** Begin **

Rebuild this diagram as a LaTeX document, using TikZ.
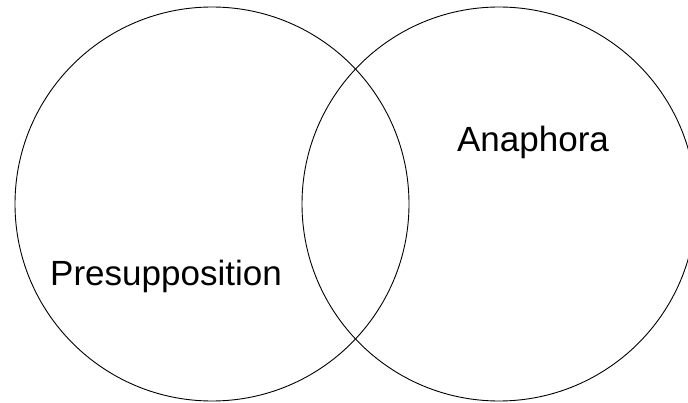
\documentclass[tikz,border=0pt]{standalone}
\usepackage{fontspec}
\setmainfont{Liberation Sans}
\usepackage{tikz}

\begin{document}
\begin{tikzpicture}[x=1pt,y=1pt]

% parameters
\def\rad{197}
\def\lx{212}
\def\ly{198}
\def\rx{499}
\def\ry{198}

% page frame
\useasboundingbox (0,0) rectangle (688,402);

% the two sets
\draw[line width=0.9pt] (\lx,\ly) circle (\rad);
\draw[line width=0.9pt] (\rx,\ry) circle (\rad);

% set labels
\node[anchor=base,font=\fontsize{35}{42}\selectfont] (presup) at (166,117) {Presupposition};
\node[anchor=base,font=\fontsize{35}{42}\selectfont] (anaph) at (533,250) {Anaphora};

\end{tikzpicture}
\end{document}
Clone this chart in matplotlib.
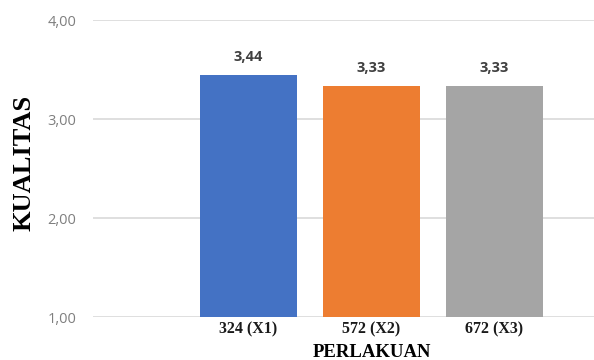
import matplotlib.pyplot as plt

# nilai rata-rata kualitas tiap perlakuan
perlakuan = ['324 (X1)', '572 (X2)', '672 (X3)']
kualitas = [3.44, 3.33, 3.33]
warna = ['#4472C4', '#ED7D31', '#A5A5A5']
yticks = [1, 2, 3, 4]

fig = plt.figure(figsize=(5.94, 3.6), dpi=100)
ax = fig.add_axes([0.1566, 0.1194, 0.8434, 0.825])

x = list(range(len(perlakuan)))
bars = ax.bar(x, kualitas, width=0.79, color=warna, bottom=0, zorder=2)

ax.set_ylim(1, 4)
ax.set_xlim(-1.264, 2.81)
ax.set_yticks(yticks)
ax.set_yticklabels([f'{v:.2f}'.replace('.', ',') for v in yticks],
                   fontsize=10.5, color='#7F7F7F', family='Open Sans')
ax.tick_params(axis='y', length=0, pad=12)
ax.grid(axis='y', color='#D9D9D9', linewidth=1.2, zorder=0)
for s in ax.spines.values():
    s.set_visible(False)

ax.set_xticks(x)
ax.set_xticklabels(perlakuan, fontsize=11.5, fontweight='bold',
                   family='Liberation Serif', color='#1a1a1a')
ax.tick_params(axis='x', length=0, pad=3)

# label nilai di atas batang
for xi, v in zip(x, kualitas):
    ax.annotate(f'{v:.2f}'.replace('.', ','), (xi, v), xytext=(0, 8),
                textcoords='offset points', ha='center', va='bottom',
                fontsize=10.5, fontweight='bold', color='#404040', family='Open Sans')

fig.text(0.04, 0.547, 'KUALITAS', rotation=90, ha='center', va='center',
         fontsize=19, fontweight='bold', family='Liberation Serif')
fig.text(0.627, 0.022, 'PERLAKUAN', ha='center', va='center',
         fontsize=13.5, fontweight='bold', family='Liberation Serif')

fig.savefig('out.png', dpi=100)
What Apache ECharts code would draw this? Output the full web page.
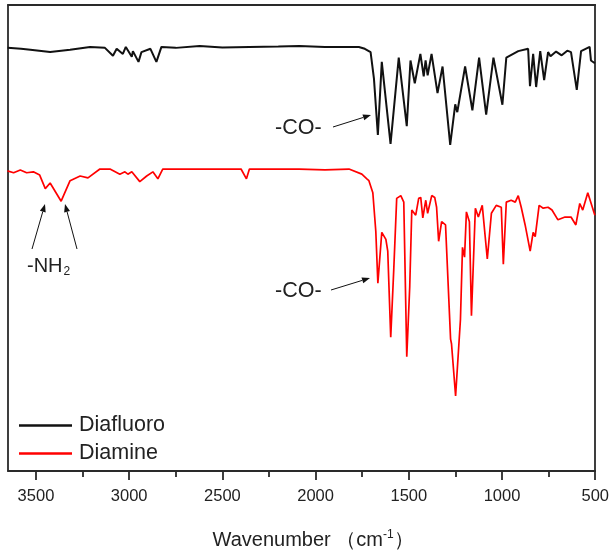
<!DOCTYPE html>
<html>
<head>
<meta charset="utf-8">
<script src="https://cdn.jsdelivr.net/npm/echarts@6/dist/echarts.min.js"></script>
<style>html,body{margin:0;padding:0;background:#fff}#c{width:612px;height:555px}</style>
</head>
<body>
<div id="c"></div>
<script>
// ---- Data (wavenumber cm^-1, relative transmittance, arbitrary units) ----
const seriesNames = ['Diafluoro', 'Diamine'];
const majorTicks = [3500, 3000, 2500, 2000, 1500, 1000, 500];
const minorTicks = [3250, 2750, 2250, 1750, 1250, 750];

const diafluoroWn = [3652,3580,3530,3424,3317,3210,3130,3087,3067,3034,3018,2986,2980,2950,2934,2886,2854,2827,2750,2622,2500,2355,2200,2088,1950,1874,1768,1736,1705,1687,1666,1645,1598,1554,1511,1491,1468,1438,1420,1410,1399,1378,1346,1319,1278,1251,1240,1198,1159,1123,1085,1046,998,977,913,860,850,833,817,795,774,753,740,710,680,650,630,599,576,530,523,502];
const diafluoroT  = [90.8,90.6,90.4,89.9,90.4,91.0,90.8,89.1,90.6,89.5,91.0,88.9,90.1,87.8,89.9,90.6,87.8,91.0,90.8,91.2,90.9,91.0,91.1,91.2,91.0,91.0,91.0,90.6,89.9,84.2,72.1,87.8,70.2,88.7,74.0,88.1,83.2,89.5,84.7,88.1,84.9,89.5,81.1,86.8,70.0,78.7,77.0,86.8,77.4,88.7,76.5,88.7,78.6,88.7,90.1,90.6,82.6,89.5,82.4,90.1,83.9,89.9,89.0,90.0,89.2,90.2,89.9,81.8,90.1,91.0,88.1,87.5];

const diamineWn = [3653,3620,3584,3550,3514,3480,3450,3424,3365,3317,3263,3221,3157,3103,3050,3023,3007,2986,2943,2906,2873,2846,2820,2622,2400,2371,2355,2200,2088,1950,1821,1752,1725,1714,1693,1677,1666,1645,1623,1613,1597,1581,1565,1543,1527,1511,1495,1484,1463,1447,1436,1425,1409,1399,1377,1361,1351,1340,1324,1303,1276,1271,1249,1223,1212,1201,1191,1175,1164,1143,1127,1106,1079,1057,1031,1004,993,977,951,929,913,897,876,849,833,822,801,779,753,732,700,662,630,604,583,567,540,502];
const diamineT  = [64.4,64.0,64.6,64.0,64.2,63.5,60.6,61.8,57.9,62.3,63.3,62.9,64.8,64.8,63.7,64.2,63.7,64.2,62.1,63.3,64.2,62.7,64.8,64.8,64.8,62.7,64.8,64.8,64.8,64.6,64.8,63.7,62.7,62.3,59.7,51.4,40.3,51.2,49.7,47.2,28.7,43.0,58.5,59.1,57.7,24.5,39.6,56.0,54.9,58.5,58.7,54.3,58.1,55.3,59.1,58.7,56.6,49.3,53.5,52.8,28.3,27.3,16.1,32.5,48.0,45.9,55.6,53.5,33.3,56.4,54.5,57.0,45.5,55.3,57.0,56.6,44.4,57.7,58.1,57.7,59.1,56.6,52.8,47.2,51.2,50.3,57.0,56.4,56.6,56.0,53.9,54.5,54.5,52.8,57.4,56.0,59.7,54.9];

function zip(a, b) { return a.map((v, i) => [v, b[i]]); }

const chart = echarts.init(document.getElementById('c'), null, {renderer: 'canvas'});
const FONT = 'Liberation Sans, Arial, sans-serif';
const AX = '#2a2a2a';
const TXT = '#222';

function arrow(x1, y1, x2, y2) {
  const ang = Math.atan2(y2 - y1, x2 - x1);
  const L = 8, W = 3;
  const bx = x2 - L * Math.cos(ang), by = y2 - L * Math.sin(ang);
  const px = -Math.sin(ang) * W, py = Math.cos(ang) * W;
  return [
    {type: 'line', shape: {x1, y1, x2: bx, y2: by}, style: {stroke: '#111', lineWidth: 1}, z: 100},
    {type: 'polygon', shape: {points: [[x2, y2], [bx + px, by + py], [bx - px, by - py]]}, style: {fill: '#111'}, z: 100}
  ];
}

const baseX = {
  type: 'value', min: 500, max: 3650, inverse: true, interval: 500,
  splitLine: {show: false}
};

const option = {
  animation: false,
  backgroundColor: '#fff',
  grid: {left: 8, right: 16, top: 5, bottom: 72, containLabel: false},
  xAxis: [
    Object.assign({}, baseX, {
      position: 'bottom',
      name: 'Wavenumber （cm{sup|-1}）',
      nameLocation: 'middle', nameGap: 58,
      nameTextStyle: {fontFamily: FONT, fontSize: 20, color: TXT, padding: [0, 0, 0, 23],
        rich: {sup: {fontFamily: FONT, fontSize: 12, color: TXT, padding: [0, 0, 10, 0]}}},
      axisLine: {show: true, onZero: false, lineStyle: {color: AX, width: 1.8}},
      axisTick: {show: true, inside: false, length: 9, lineStyle: {color: AX, width: 1.8}, customValues: majorTicks},
      axisLabel: {show: true, margin: 17, fontFamily: FONT, fontSize: 16.5, color: TXT,
        customValues: majorTicks, formatter: v => String(v)}
    }),
    Object.assign({}, baseX, {
      position: 'bottom',
      axisLine: {show: false},
      axisTick: {show: true, inside: false, length: 6, lineStyle: {color: AX, width: 1.8}, customValues: minorTicks},
      axisLabel: {show: false}
    }),
    Object.assign({}, baseX, {
      position: 'top',
      axisLine: {show: true, onZero: false, lineStyle: {color: AX, width: 1.8}},
      axisTick: {show: false}, axisLabel: {show: false}
    })
  ],
  yAxis: [
    {type: 'value', min: 0, max: 100, position: 'left',
      axisLine: {show: true, onZero: false, lineStyle: {color: AX, width: 1.8}},
      axisTick: {show: false}, axisLabel: {show: false}, splitLine: {show: false}},
    {type: 'value', min: 0, max: 100, position: 'right',
      axisLine: {show: true, onZero: false, lineStyle: {color: AX, width: 1.8}},
      axisTick: {show: false}, axisLabel: {show: false}, splitLine: {show: false}}
  ],
  legend: {
    orient: 'vertical', left: 14, top: 409, itemWidth: 53, itemHeight: 2.5, itemGap: 5,
    icon: 'rect',
    data: seriesNames,
    textStyle: {fontFamily: FONT, fontSize: 21.5, lineHeight: 23, color: TXT, padding: [0, 0, 0, 2]}
  },
  series: [
    {name: seriesNames[0], type: 'line', data: zip(diafluoroWn, diafluoroT), showSymbol: false, symbol: 'none',
      lineStyle: {color: '#111', width: 2}, itemStyle: {color: '#111'}, smooth: false},
    {name: seriesNames[1], type: 'line', data: zip(diamineWn, diamineT), showSymbol: false, symbol: 'none',
      lineStyle: {color: '#ff0000', width: 1.7}, itemStyle: {color: '#ff0000'}, smooth: false}
  ],
  graphic: [
    {type: 'text', left: 275, top: 117, style: {text: '-CO-', fontFamily: FONT, fontSize: 21.5, fill: TXT}},
    ...arrow(333, 127, 371, 115),
    {type: 'text', left: 275, top: 280, style: {text: '-CO-', fontFamily: FONT, fontSize: 21.5, fill: TXT}},
    ...arrow(331, 290, 370, 278),
    {type: 'text', left: 27, top: 256, style: {text: '-NH{sub|2}', fontFamily: FONT, fontSize: 20, fill: TXT,
      rich: {sub: {fontFamily: FONT, fontSize: 12, fill: TXT, padding: [12, 0, 0, 1]}}}},
    ...arrow(32, 249, 45, 204),
    ...arrow(77, 249, 65, 204)
  ]
};
chart.setOption(option);
</script>
</body>
</html>
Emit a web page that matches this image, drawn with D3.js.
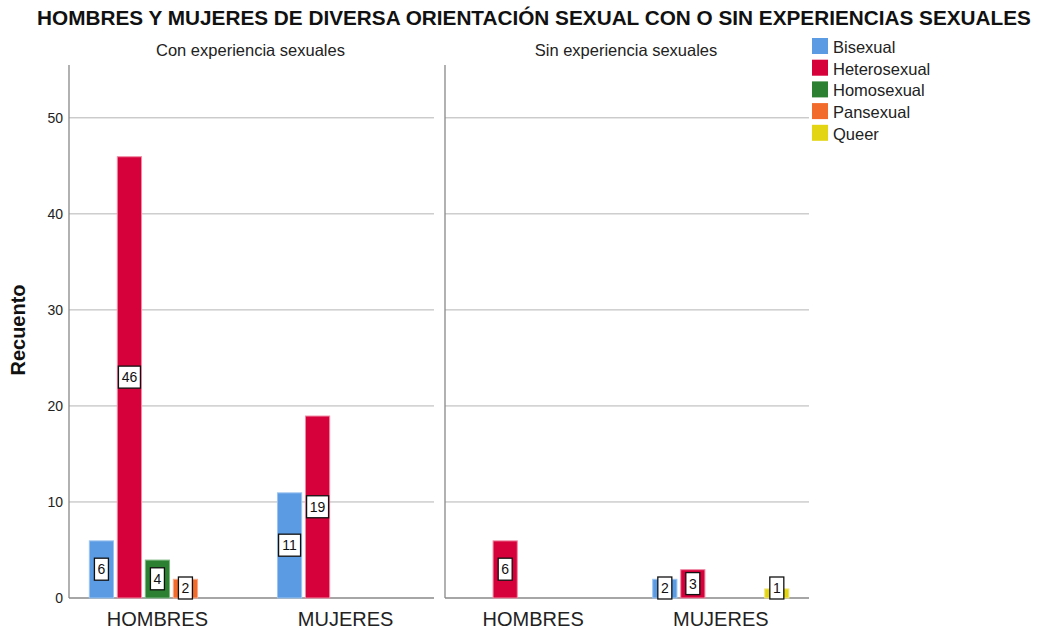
<!DOCTYPE html>
<html>
<head>
<meta charset="utf-8">
<script src="https://cdn.jsdelivr.net/npm/d3@7"></script>
<style>
  body { margin: 0; background: #fff; }
  text { font-family: "Liberation Sans", Arial, sans-serif; }
</style>
</head>
<body>
<div id="chart"></div>
<script>
var width = 1038,
    height = 630;

// data
var panels = ["Con experiencia sexuales", "Sin experiencia sexuales"];
var sexes = ["HOMBRES", "MUJERES"];
var orientations = ["Bisexual", "Heterosexual", "Homosexual", "Pansexual", "Queer"];
var colors = ["#5b9be3", "#d6003a", "#2b8032", "#f26b2b", "#e3d514"];
var edgeColors = ["#9cc3f0", "#f08aa5", "#7fb884", "#f8a888", "#f0e680"];
// counts per panel, sex, orientation
var conCounts = [[6, 46, 4, 2, 0], [11, 19, 0, 0, 0]];
var sinCounts = [[0, 6, 0, 0, 0], [2, 3, 0, 0, 1]];
var yTicks = [0, 10, 20, 30, 40, 50];

var counts = [conCounts, sinCounts];

var svg = d3.select("#chart").append("svg")
  .attr("width", width)
  .attr("height", height);

//title
svg.append("text")
  .attr("x", 534)
  .attr("y", 25)
  .attr("text-anchor", "middle")
  .style("font-size", "20.75px")
  .style("font-weight", "bold")
  .attr("fill", "#111")
  .text("HOMBRES Y MUJERES DE DIVERSA ORIENTACIÓN SEXUAL CON O SIN EXPERIENCIAS SEXUALES");

var yScale = d3.scaleLinear()
  .domain([0, 55.5])
  .range([598, 65]);

var panelX = [[69, 434], [445, 809]];

//y axis title
svg.append("text")
  .attr("transform", "translate(25,330), rotate(-90)")
  .attr("text-anchor", "middle")
  .style("font-size", "20px")
  .style("font-weight", "bold")
  .attr("fill", "#111")
  .text("Recuento");

//y tick labels
svg.append("g").selectAll("text")
  .data(yTicks)
  .enter().append("text")
    .attr("x", 63)
    .attr("y", function(d) { return yScale(d) + 5; })
    .attr("text-anchor", "end")
    .style("font-size", "14px")
    .attr("fill", "#222")
    .text(function(d) { return d; });

var inner = d3.scaleBand()
  .domain(orientations)
  .range([-70, 70])
  .paddingInner(0.1)
  .paddingOuter(0.05);

panels.forEach(function(title, p) {
  var x0 = panelX[p][0], x1 = panelX[p][1];
  var g = svg.append("g").attr("class", "panel");

  var xScale = d3.scalePoint()
    .domain(sexes)
    .range([x0, x1])
    .padding(0.47);

  //grid lines
  g.selectAll("line.grid")
    .data(yTicks.filter(function(d) { return d > 0; }))
    .enter().append("line")
      .attr("class", "grid")
      .attr("x1", x0).attr("x2", x1)
      .attr("y1", function(d) { return yScale(d); })
      .attr("y2", function(d) { return yScale(d); })
      .attr("stroke", "#b4b4b4")
      .attr("stroke-width", 1);

  //axis lines
  g.append("line")
    .attr("x1", x0).attr("x2", x0)
    .attr("y1", yScale(55.5)).attr("y2", yScale(0))
    .attr("stroke", "#888").attr("stroke-width", 1.3);
  g.append("line")
    .attr("x1", x0).attr("x2", x1)
    .attr("y1", yScale(0)).attr("y2", yScale(0))
    .attr("stroke", "#888").attr("stroke-width", 1.3);

  //panel title
  svg.append("text")
    .attr("x", (x0 + x1) / 2 - 1)
    .attr("y", 56)
    .attr("text-anchor", "middle")
    .style("font-size", "16.5px")
    .attr("fill", "#222")
    .text(title);

  //category labels
  g.selectAll("text.cat")
    .data(sexes)
    .enter().append("text")
      .attr("class", "cat")
      .attr("x", function(d) { return xScale(d); })
      .attr("y", 626)
      .attr("text-anchor", "middle")
      .style("font-size", "20px")
      .attr("fill", "#222")
      .text(function(d) { return d; });

  var items = [];
  sexes.forEach(function(s, i) {
    orientations.forEach(function(o, j) {
      var v = counts[p][i][j];
      if (v > 0) items.push({sex: s, o: o, j: j, value: v});
    });
  });

  g.selectAll("rect.bar")
    .data(items)
    .enter().append("rect")
      .attr("class", "bar")
      .attr("x", function(d) { return xScale(d.sex) + inner(d.o) + 0.5; })
      .attr("y", function(d) { return yScale(d.value) + 0.5; })
      .attr("width", inner.bandwidth() - 1)
      .attr("height", function(d) { return yScale(0) - yScale(d.value) - 0.5; })
      .attr("fill", function(d) { return colors[d.j]; })
      .attr("stroke", function(d) { return edgeColors[d.j]; })
      .attr("stroke-width", 1);

  //value labels
  var labels = g.selectAll("g.lab")
    .data(items)
    .enter().append("g")
      .attr("class", "lab")
      .attr("transform", function(d) {
        var cx = xScale(d.sex) + inner(d.o) + inner.bandwidth() / 2;
        var cy = Math.min(yScale(d.value / 2), yScale(0) - 10);
        return "translate(" + cx + "," + cy + ")";
      });
  labels.append("rect")
    .attr("x", function(d) { var w = String(d.value).length * 8 + 6; return -w / 2; })
    .attr("y", -11)
    .attr("width", function(d) { return String(d.value).length * 8 + 6; })
    .attr("height", 22)
    .attr("fill", "#fff")
    .attr("stroke", "#111")
    .attr("stroke-width", 1.3);
  labels.append("text")
    .attr("y", 5)
    .attr("text-anchor", "middle")
    .style("font-size", "14px")
    .attr("fill", "#111")
    .text(function(d) { return d.value; });
});

//legend
var legend = svg.append("g").attr("transform", "translate(812,38)");
var li = legend.selectAll("g")
  .data(orientations)
  .enter().append("g")
    .attr("transform", function(d, i) { return "translate(0," + (i * 21.7) + ")"; });
li.append("rect")
  .attr("width", 16).attr("height", 16)
  .attr("fill", function(d, i) { return colors[i]; });
li.append("text")
  .attr("x", 21)
  .attr("y", 15)
  .style("font-size", "16.5px")
  .attr("fill", "#222")
  .text(function(d) { return d; });
</script>
</body>
</html>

** End **

- Exercise instructions: Give again, exactly as written above, every line from the one holding "Emit a web page" to the one holding "height = 630;", with both ends kept and the pictures left out.

- Written answer:
Emit a web page that matches this image, drawn with D3.js.
<!DOCTYPE html>
<html>
<head>
<meta charset="utf-8">
<script src="https://cdn.jsdelivr.net/npm/d3@7"></script>
<style>
  body { margin: 0; background: #fff; }
  text { font-family: "Liberation Sans", Arial, sans-serif; }
</style>
</head>
<body>
<div id="chart"></div>
<script>
var width = 1038,
    height = 630;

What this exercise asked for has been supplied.